:: Supplied material
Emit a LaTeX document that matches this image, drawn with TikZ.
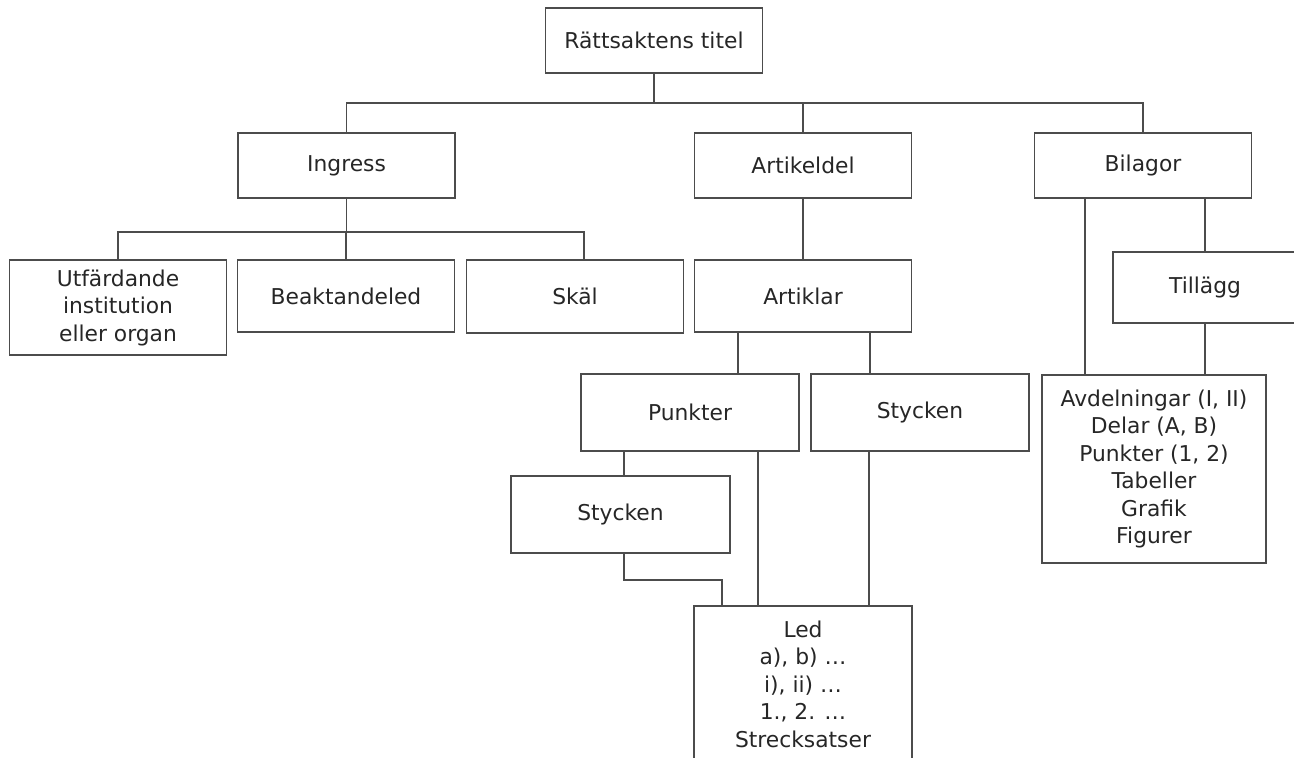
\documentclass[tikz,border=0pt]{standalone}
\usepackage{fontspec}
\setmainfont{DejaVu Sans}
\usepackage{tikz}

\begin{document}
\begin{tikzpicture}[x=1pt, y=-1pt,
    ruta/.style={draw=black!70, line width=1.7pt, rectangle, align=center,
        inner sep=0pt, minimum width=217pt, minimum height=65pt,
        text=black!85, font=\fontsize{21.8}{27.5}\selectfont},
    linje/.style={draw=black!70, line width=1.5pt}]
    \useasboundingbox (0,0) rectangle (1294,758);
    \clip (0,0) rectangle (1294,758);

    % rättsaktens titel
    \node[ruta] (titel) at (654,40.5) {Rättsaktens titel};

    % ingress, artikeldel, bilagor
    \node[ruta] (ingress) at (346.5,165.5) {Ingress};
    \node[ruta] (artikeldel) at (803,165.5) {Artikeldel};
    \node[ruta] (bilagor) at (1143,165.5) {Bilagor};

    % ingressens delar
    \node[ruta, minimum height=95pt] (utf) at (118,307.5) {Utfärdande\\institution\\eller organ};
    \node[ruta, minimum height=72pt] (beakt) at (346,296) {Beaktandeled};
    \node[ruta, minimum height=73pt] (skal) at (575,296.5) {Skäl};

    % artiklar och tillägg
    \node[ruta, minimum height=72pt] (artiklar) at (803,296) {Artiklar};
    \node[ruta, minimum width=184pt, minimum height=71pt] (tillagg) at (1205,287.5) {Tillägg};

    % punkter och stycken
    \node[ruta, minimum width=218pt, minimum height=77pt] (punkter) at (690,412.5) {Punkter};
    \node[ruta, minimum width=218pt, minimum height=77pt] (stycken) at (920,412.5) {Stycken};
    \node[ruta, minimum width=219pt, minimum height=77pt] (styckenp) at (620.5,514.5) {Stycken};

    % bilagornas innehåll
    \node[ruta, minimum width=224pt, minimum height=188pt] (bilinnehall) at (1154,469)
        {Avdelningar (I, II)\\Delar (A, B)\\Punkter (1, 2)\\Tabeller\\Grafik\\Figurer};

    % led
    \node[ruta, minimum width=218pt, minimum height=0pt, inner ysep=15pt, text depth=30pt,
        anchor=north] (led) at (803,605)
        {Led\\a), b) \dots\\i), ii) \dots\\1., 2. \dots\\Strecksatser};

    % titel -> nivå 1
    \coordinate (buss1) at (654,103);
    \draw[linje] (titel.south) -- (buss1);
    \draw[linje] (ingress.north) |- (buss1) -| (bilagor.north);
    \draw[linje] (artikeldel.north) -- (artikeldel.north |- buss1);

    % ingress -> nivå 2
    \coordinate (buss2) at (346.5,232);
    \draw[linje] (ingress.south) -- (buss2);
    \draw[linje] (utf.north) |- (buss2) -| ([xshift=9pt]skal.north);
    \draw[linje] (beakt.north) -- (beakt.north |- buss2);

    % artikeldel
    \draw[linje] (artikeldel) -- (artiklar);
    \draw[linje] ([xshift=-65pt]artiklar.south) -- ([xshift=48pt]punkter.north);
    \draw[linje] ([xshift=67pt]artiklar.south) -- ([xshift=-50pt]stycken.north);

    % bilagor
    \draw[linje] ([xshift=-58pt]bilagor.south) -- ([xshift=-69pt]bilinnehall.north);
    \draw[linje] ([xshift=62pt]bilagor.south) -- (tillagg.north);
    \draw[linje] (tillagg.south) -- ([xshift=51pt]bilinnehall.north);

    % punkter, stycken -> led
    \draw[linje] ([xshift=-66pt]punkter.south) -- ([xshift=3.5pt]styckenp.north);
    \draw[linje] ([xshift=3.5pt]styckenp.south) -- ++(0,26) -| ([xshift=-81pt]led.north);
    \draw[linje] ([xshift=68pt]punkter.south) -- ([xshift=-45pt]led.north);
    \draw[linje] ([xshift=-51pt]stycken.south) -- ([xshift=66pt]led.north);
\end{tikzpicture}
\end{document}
::::
_What is asked_
The data should be printed again unchanged; leave its pictures out.

_Finished answer_
Emit a LaTeX document that matches this image, drawn with TikZ.
\documentclass[tikz,border=0pt]{standalone}
\usepackage{fontspec}
\setmainfont{DejaVu Sans}
\usepackage{tikz}

\begin{document}
\begin{tikzpicture}[x=1pt, y=-1pt,
    ruta/.style={draw=black!70, line width=1.7pt, rectangle, align=center,
        inner sep=0pt, minimum width=217pt, minimum height=65pt,
        text=black!85, font=\fontsize{21.8}{27.5}\selectfont},
    linje/.style={draw=black!70, line width=1.5pt}]
    \useasboundingbox (0,0) rectangle (1294,758);
    \clip (0,0) rectangle (1294,758);

    % rättsaktens titel
    \node[ruta] (titel) at (654,40.5) {Rättsaktens titel};

    % ingress, artikeldel, bilagor
    \node[ruta] (ingress) at (346.5,165.5) {Ingress};
    \node[ruta] (artikeldel) at (803,165.5) {Artikeldel};
    \node[ruta] (bilagor) at (1143,165.5) {Bilagor};

    % ingressens delar
    \node[ruta, minimum height=95pt] (utf) at (118,307.5) {Utfärdande\\institution\\eller organ};
    \node[ruta, minimum height=72pt] (beakt) at (346,296) {Beaktandeled};
    \node[ruta, minimum height=73pt] (skal) at (575,296.5) {Skäl};

    % artiklar och tillägg
    \node[ruta, minimum height=72pt] (artiklar) at (803,296) {Artiklar};
    \node[ruta, minimum width=184pt, minimum height=71pt] (tillagg) at (1205,287.5) {Tillägg};

    % punkter och stycken
    \node[ruta, minimum width=218pt, minimum height=77pt] (punkter) at (690,412.5) {Punkter};
    \node[ruta, minimum width=218pt, minimum height=77pt] (stycken) at (920,412.5) {Stycken};
    \node[ruta, minimum width=219pt, minimum height=77pt] (styckenp) at (620.5,514.5) {Stycken};

    % bilagornas innehåll
    \node[ruta, minimum width=224pt, minimum height=188pt] (bilinnehall) at (1154,469)
        {Avdelningar (I, II)\\Delar (A, B)\\Punkter (1, 2)\\Tabeller\\Grafik\\Figurer};

    % led
    \node[ruta, minimum width=218pt, minimum height=0pt, inner ysep=15pt, text depth=30pt,
        anchor=north] (led) at (803,605)
        {Led\\a), b) \dots\\i), ii) \dots\\1., 2. \dots\\Strecksatser};

    % titel -> nivå 1
    \coordinate (buss1) at (654,103);
    \draw[linje] (titel.south) -- (buss1);
    \draw[linje] (ingress.north) |- (buss1) -| (bilagor.north);
    \draw[linje] (artikeldel.north) -- (artikeldel.north |- buss1);

    % ingress -> nivå 2
    \coordinate (buss2) at (346.5,232);
    \draw[linje] (ingress.south) -- (buss2);
    \draw[linje] (utf.north) |- (buss2) -| ([xshift=9pt]skal.north);
    \draw[linje] (beakt.north) -- (beakt.north |- buss2);

    % artikeldel
    \draw[linje] (artikeldel) -- (artiklar);
    \draw[linje] ([xshift=-65pt]artiklar.south) -- ([xshift=48pt]punkter.north);
    \draw[linje] ([xshift=67pt]artiklar.south) -- ([xshift=-50pt]stycken.north);

    % bilagor
    \draw[linje] ([xshift=-58pt]bilagor.south) -- ([xshift=-69pt]bilinnehall.north);
    \draw[linje] ([xshift=62pt]bilagor.south) -- (tillagg.north);
    \draw[linje] (tillagg.south) -- ([xshift=51pt]bilinnehall.north);

    % punkter, stycken -> led
    \draw[linje] ([xshift=-66pt]punkter.south) -- ([xshift=3.5pt]styckenp.north);
    \draw[linje] ([xshift=3.5pt]styckenp.south) -- ++(0,26) -| ([xshift=-81pt]led.north);
    \draw[linje] ([xshift=68pt]punkter.south) -- ([xshift=-45pt]led.north);
    \draw[linje] ([xshift=-51pt]stycken.south) -- ([xshift=66pt]led.north);
\end{tikzpicture}
\end{document}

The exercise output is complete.